Friday, September 7, 2012

Calgary icons are public treasures

The lions were created in the likeness of the bronze lions at the base of the
Nelson monument in London’s Trafalgar Square, to reflect
Calgary’s ties to the British Empire in the early 20th Century. 
An ordinary spring day in 1917 Calgary turned historic when four massive concrete lions took their place atop the four corner kiosks of the newly constructed Centre Street Bridge. There, they would guard the bridge’s north and south entrances for the next 83 years.

Originally designed to pay homage to Canada’s ties to the British empire, over the course of the lions’ reign they became well-known symbols of Calgary’s strength, integrity and independent character, and the subject of strong emotional attachment to its citizens.

Efforts to preserve the original lions have been extensive. Exposure to the freeze-thaw cycles of Calgary’s weather and the vibrations of traffic on the bridge made the sculptures more fragile with each passing year. Many attempts to patch the cracks hid, but didn’t stop their deterioration.

Major repair projects in the 70s and 80s on the bridge and lion statues extended their life, and in 1992 both were designated a Municipal Historic Resource. A year later the lions were designated to the inventory of The City’s Public  Art Collection.

Six years later, in 1999, the Centre Street Bridge was closed for major renovations. The lions had to be removed to accommodate the work, at which time a consulting firm was commissioned to conduct an assessment of the lions’ physical condition. It wasn’t good.

That assessment led to a recommendation to Council from the Calgary Heritage Authority to fully restore the southwest lion, deemed to be in the best condition, for the purpose of creating a cast and mould to make four new replacement lions to install on the renovated bridge when it reopened in 2000. The restored original can be seen perched at the entrance of the Municipal Building, where  it has proudly greeted thousands of visitors every year since its unveiling in 2003.

Council of the day also agreed to repair two of the remaining three lions and relocate them to a publicly accessible, protected environment. A campaign to raise the necessary funds was unsuccessful and the three have remained in storage ever since. They are too frail to be moved so they are cared for with tarp covers in the winter and airing in the summer. However, given the original construction materials and ongoing exposure to the elements, the lions continue to deteriorate, as confirmed by a second condition assessment conducted this past spring. A permanent solution is urgently needed and The City has made it a priority.

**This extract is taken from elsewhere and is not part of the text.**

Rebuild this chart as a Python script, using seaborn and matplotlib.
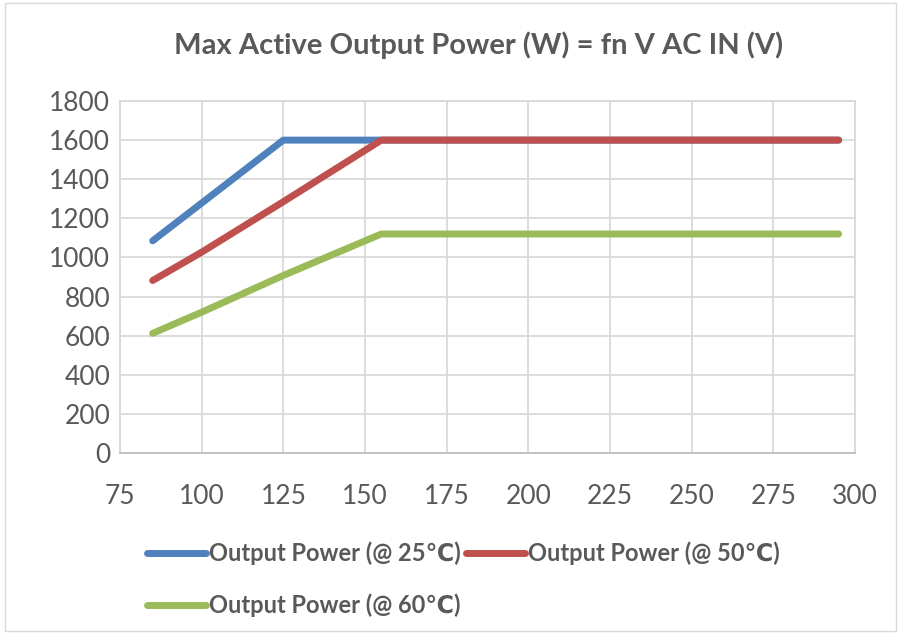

To come up with a shortlist of feasible solutions, The City’s Public Art and Urban Design & Heritage staff engaged the input and expertise of the Calgary Heritage Authority, the Calgary Heritage Initiative and the Public Art Board.  They have reviewed the new physical condition assessment report, they know the lion’s history, they know their historic and cultural value, and they know there are risks and costs associated with any recommendation they put forward for public input.

The group reconvenes next month and will meet monthly to weigh all these factors and collaborate on a series of recommendations. Calgarians will be invited to join the discussion to ensure public interest is reflected in whichever  recommendation is presented for Council deliberation.